This is a self portrait that my father (he was the person that taught me photography) made, and I'm guessing that he probably shot it in the 1940s. I probably should have run this on Father's Day, but I didn't (I did put it on my Facebook page--and please look for me there if you have a minute). My father first got me interested in photography when I was 10 years old and I wanted to shoot and develop photos of my first cat: a sweet little gray cat named Whiskey that I got from my mother for Christmas. (She hid the kitten in the kitchen on Christmas morning and when I came down I heard meowing and I kept telling her, "I hear meowing!" She said, "No, I don't think so." But the cat kept meowing when it heard my voice and the cat was, as they say, let out of the Christmas bag.)
Whiskey, or Whiskers as we called him sometimes, was my very first photographic subject--and the first subject that I ever printed.
My father had given me an old "620" format camera to use and he developed the first roll of black and white film. He then mixed up some print developer (Dektol!) and some fixer for me and gave me a small electric proof printer that worked by laying the negatives on a sheet of photo paper in a dark room, turning on the proofing machine (which had lights in it) and then developing the prints. He told me that after I put the print in the fixer solution (it was daylight by the way, so we hung black cloth over my bedroom windows) I could turn on the lights. For some reason I don't think I was clear on just how exciting an event that was going to be.

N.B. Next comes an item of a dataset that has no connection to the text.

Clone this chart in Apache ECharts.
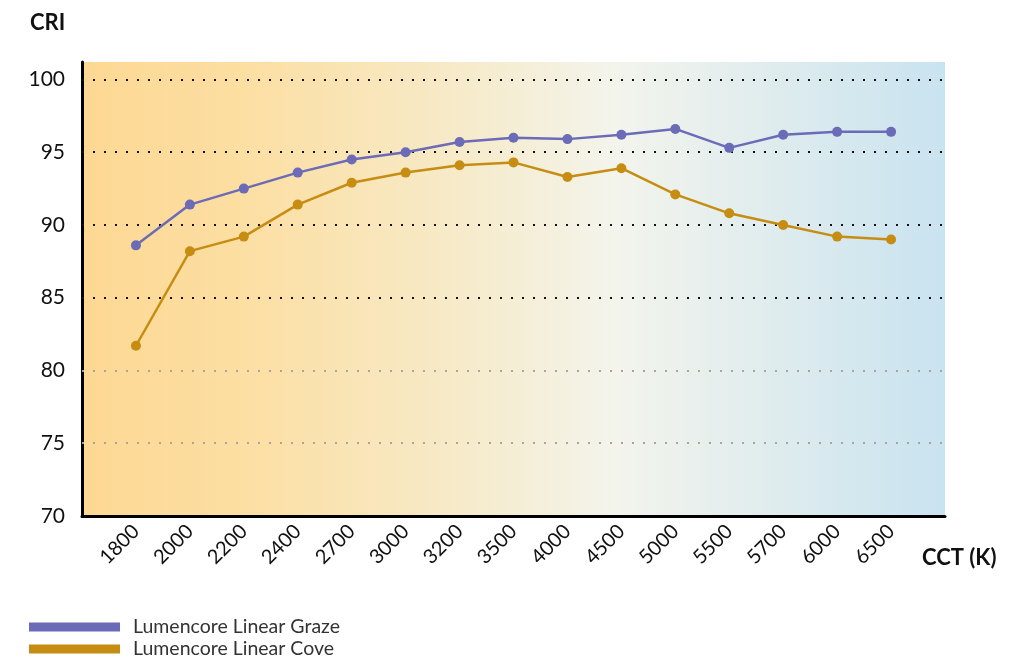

When I turned on the overhead light and saw the first photo I'd ever taken (and the first print I ever made), of Whiskey on the roof of our den, I let out a whoop that probably scared the neighbors several houses away. I couldn't believe it: I was able to take a photo and (after my father "souped" the negatives) was able to make my own prints. I was in another Universe. That the first photo was of a subject that I loved so much made it even more exciting and important. Within a few years my interest grew to the point that my father had to build me a darkroom in the basement and--though I really wasn't aware of it--as we improved it over the years, it eventually became a darkroom most pros would envy. (I had a 4 x 5 Omega enlarger and lenses capable of letting me print 20 x 30-inch prints from 35mm negs and was shooting with, and processing film from, both 35mm and 4 x 5-inch cameras.)
Lately I've been thinking about the gifts that my parents gave me: my father gave me photography and a sense of calmness, my mother introduced me to cats (I've never been given a better gift than the love of cats and other animals) and a sense of humor. (She was, however, almost anything but calm--and I inherited that side, too.) I wish someone in the family had been a good business teacher, but hey, you can't ask for everything. My father did give me one great piece of worldly advice: "Be careful what you get good at, you might be stuck with it for a very long time." Amen.
He also taught me how to bowl, how to sail and that the quickest path to inner calmness was just to forget strife and conflict and move on. Our arguments (and trust me, there were plenty in the 1960s when rock 'n roll and anti-war sentiments ruled my brain) ended the moment they ended: and that was a great gift, too. You argue, you shout about war, you wave your arms around--and then you have a sandwich together. This, to me, is a model for life.
I've always loved this shot of my father and I love the pose. Cool shot, Pop!